■ **EXERCISE AIM**:
Copy the lines of the data below exactly, starting at the first and stopping after the line that contains "var hsTicks = [0, 1, 2, 3, 4, 5, 6, 7, 8, 9];"; include no pictures.

■ **DATA SEGMENT**:
========================
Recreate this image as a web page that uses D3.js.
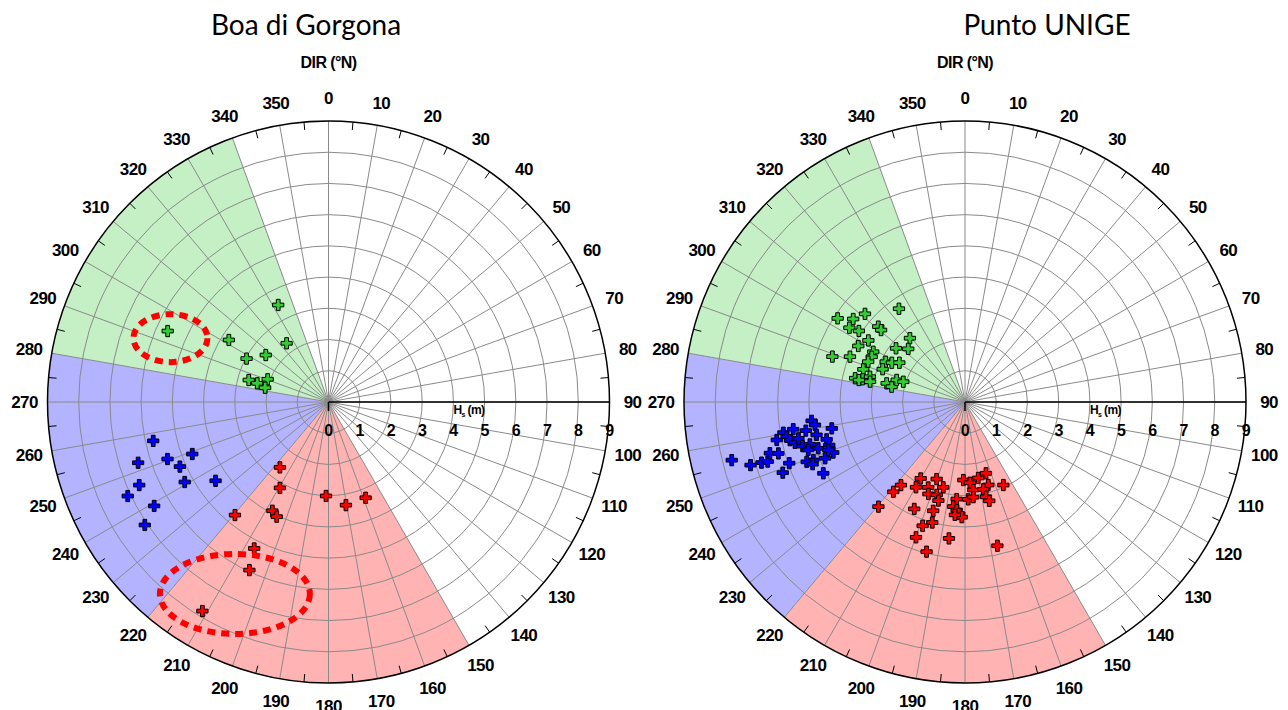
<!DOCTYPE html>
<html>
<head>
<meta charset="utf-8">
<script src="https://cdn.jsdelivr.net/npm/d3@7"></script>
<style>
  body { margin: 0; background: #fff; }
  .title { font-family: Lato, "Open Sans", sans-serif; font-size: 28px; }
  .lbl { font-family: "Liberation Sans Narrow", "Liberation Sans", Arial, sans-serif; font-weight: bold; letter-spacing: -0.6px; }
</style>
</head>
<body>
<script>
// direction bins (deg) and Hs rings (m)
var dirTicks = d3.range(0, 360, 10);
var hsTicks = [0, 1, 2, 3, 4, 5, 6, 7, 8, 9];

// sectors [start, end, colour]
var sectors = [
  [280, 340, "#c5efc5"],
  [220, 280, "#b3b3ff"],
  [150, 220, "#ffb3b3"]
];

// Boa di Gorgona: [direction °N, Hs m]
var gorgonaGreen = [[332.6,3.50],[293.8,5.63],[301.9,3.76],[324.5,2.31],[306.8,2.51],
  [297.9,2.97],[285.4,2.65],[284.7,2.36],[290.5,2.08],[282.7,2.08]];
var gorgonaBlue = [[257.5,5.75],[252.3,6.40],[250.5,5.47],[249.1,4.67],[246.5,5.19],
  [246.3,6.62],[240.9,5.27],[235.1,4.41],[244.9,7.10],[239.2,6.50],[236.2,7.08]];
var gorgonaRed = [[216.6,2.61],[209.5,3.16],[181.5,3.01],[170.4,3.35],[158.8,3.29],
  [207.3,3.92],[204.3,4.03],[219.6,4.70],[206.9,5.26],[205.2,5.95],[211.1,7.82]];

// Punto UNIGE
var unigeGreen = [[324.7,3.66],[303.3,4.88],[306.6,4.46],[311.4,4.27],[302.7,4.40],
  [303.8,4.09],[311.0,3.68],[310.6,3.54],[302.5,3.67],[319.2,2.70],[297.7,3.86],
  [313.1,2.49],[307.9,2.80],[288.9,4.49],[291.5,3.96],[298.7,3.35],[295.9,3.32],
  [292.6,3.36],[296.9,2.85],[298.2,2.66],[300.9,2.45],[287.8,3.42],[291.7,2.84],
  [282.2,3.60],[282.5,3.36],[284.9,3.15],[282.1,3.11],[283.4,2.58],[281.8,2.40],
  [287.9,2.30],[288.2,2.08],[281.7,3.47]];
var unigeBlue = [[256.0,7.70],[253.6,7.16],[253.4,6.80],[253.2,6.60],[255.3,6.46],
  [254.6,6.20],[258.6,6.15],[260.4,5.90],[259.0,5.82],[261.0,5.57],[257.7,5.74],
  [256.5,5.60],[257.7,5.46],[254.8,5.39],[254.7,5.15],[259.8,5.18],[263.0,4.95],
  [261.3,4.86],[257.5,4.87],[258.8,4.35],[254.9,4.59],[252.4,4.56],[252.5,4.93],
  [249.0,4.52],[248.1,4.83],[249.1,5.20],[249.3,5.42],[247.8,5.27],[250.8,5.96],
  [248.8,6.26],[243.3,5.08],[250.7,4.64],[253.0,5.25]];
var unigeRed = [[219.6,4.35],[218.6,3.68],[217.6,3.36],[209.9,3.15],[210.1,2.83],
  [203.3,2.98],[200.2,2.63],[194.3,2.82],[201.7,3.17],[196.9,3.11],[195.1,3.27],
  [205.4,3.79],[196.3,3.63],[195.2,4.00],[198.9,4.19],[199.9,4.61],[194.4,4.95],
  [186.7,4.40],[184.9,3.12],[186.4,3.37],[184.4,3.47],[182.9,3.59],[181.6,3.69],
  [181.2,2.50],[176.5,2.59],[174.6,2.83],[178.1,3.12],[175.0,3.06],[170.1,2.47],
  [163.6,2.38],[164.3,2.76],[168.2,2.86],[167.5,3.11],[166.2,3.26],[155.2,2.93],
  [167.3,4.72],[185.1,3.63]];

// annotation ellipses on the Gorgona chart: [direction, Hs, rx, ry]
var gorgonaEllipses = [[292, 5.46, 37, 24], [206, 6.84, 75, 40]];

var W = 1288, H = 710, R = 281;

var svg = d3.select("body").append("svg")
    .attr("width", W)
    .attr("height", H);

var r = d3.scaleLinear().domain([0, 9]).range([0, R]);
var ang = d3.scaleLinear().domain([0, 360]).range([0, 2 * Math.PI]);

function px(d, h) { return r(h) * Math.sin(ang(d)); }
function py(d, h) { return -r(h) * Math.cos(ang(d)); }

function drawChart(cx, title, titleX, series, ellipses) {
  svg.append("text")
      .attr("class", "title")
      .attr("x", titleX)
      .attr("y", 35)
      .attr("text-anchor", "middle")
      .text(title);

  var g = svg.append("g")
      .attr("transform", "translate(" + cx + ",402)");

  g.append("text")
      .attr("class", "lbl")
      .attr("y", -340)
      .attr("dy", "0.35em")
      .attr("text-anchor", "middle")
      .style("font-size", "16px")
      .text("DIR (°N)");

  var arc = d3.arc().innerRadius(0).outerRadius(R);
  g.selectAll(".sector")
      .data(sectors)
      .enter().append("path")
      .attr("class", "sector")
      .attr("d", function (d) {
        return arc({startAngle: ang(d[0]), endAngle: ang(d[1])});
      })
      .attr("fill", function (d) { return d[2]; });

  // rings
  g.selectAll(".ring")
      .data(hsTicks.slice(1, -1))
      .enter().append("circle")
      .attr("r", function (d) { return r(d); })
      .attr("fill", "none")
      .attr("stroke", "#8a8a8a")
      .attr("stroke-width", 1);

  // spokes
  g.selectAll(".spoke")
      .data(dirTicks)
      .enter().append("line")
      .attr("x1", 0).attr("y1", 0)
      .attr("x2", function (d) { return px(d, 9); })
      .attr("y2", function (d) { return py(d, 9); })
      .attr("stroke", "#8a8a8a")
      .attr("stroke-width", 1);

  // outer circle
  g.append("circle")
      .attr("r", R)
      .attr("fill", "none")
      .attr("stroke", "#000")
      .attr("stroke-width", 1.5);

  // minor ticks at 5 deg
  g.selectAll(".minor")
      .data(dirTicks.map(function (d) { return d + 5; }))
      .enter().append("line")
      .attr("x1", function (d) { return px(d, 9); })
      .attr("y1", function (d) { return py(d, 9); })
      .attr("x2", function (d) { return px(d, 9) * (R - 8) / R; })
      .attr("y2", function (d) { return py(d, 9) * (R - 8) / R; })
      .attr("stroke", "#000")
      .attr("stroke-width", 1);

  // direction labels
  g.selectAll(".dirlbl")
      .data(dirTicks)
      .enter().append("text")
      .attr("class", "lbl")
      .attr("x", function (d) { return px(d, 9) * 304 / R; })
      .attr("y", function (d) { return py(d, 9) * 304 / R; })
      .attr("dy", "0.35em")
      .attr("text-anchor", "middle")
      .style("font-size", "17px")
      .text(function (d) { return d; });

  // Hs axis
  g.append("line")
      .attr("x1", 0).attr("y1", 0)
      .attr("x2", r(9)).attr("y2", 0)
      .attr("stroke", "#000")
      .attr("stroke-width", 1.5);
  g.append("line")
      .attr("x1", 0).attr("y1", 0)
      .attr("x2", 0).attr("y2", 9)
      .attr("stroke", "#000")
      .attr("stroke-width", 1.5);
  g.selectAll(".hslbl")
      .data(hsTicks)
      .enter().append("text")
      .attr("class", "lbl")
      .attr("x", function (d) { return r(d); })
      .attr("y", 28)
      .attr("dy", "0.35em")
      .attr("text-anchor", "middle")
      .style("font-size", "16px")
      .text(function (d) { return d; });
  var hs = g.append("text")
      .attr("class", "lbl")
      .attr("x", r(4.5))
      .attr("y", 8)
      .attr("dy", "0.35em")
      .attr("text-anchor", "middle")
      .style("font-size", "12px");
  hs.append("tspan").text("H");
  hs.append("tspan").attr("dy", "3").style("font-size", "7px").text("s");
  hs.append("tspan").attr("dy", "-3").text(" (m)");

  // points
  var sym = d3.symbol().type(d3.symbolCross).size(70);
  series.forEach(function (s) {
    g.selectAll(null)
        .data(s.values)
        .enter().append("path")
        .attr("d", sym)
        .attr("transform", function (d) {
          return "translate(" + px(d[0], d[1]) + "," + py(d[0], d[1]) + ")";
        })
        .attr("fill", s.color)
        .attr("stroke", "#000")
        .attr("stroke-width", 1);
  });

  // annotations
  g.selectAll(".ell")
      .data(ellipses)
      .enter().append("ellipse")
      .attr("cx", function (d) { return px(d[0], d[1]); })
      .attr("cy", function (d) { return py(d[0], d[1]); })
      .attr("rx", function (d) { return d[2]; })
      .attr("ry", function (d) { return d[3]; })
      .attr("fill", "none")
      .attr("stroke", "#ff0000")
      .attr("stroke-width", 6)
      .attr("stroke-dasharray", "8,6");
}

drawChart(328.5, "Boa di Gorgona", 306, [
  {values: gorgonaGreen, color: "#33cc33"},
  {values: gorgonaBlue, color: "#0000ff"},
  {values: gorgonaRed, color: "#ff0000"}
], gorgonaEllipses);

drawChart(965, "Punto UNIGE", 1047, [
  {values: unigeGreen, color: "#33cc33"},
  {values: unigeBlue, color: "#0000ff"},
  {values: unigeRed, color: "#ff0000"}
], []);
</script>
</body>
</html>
========================
■ **SOLUTION TO THE PROBLEM**:
Recreate this image as a web page that uses D3.js.
<!DOCTYPE html>
<html>
<head>
<meta charset="utf-8">
<script src="https://cdn.jsdelivr.net/npm/d3@7"></script>
<style>
  body { margin: 0; background: #fff; }
  .title { font-family: Lato, "Open Sans", sans-serif; font-size: 28px; }
  .lbl { font-family: "Liberation Sans Narrow", "Liberation Sans", Arial, sans-serif; font-weight: bold; letter-spacing: -0.6px; }
</style>
</head>
<body>
<script>
// direction bins (deg) and Hs rings (m)
var dirTicks = d3.range(0, 360, 10);
var hsTicks = [0, 1, 2, 3, 4, 5, 6, 7, 8, 9];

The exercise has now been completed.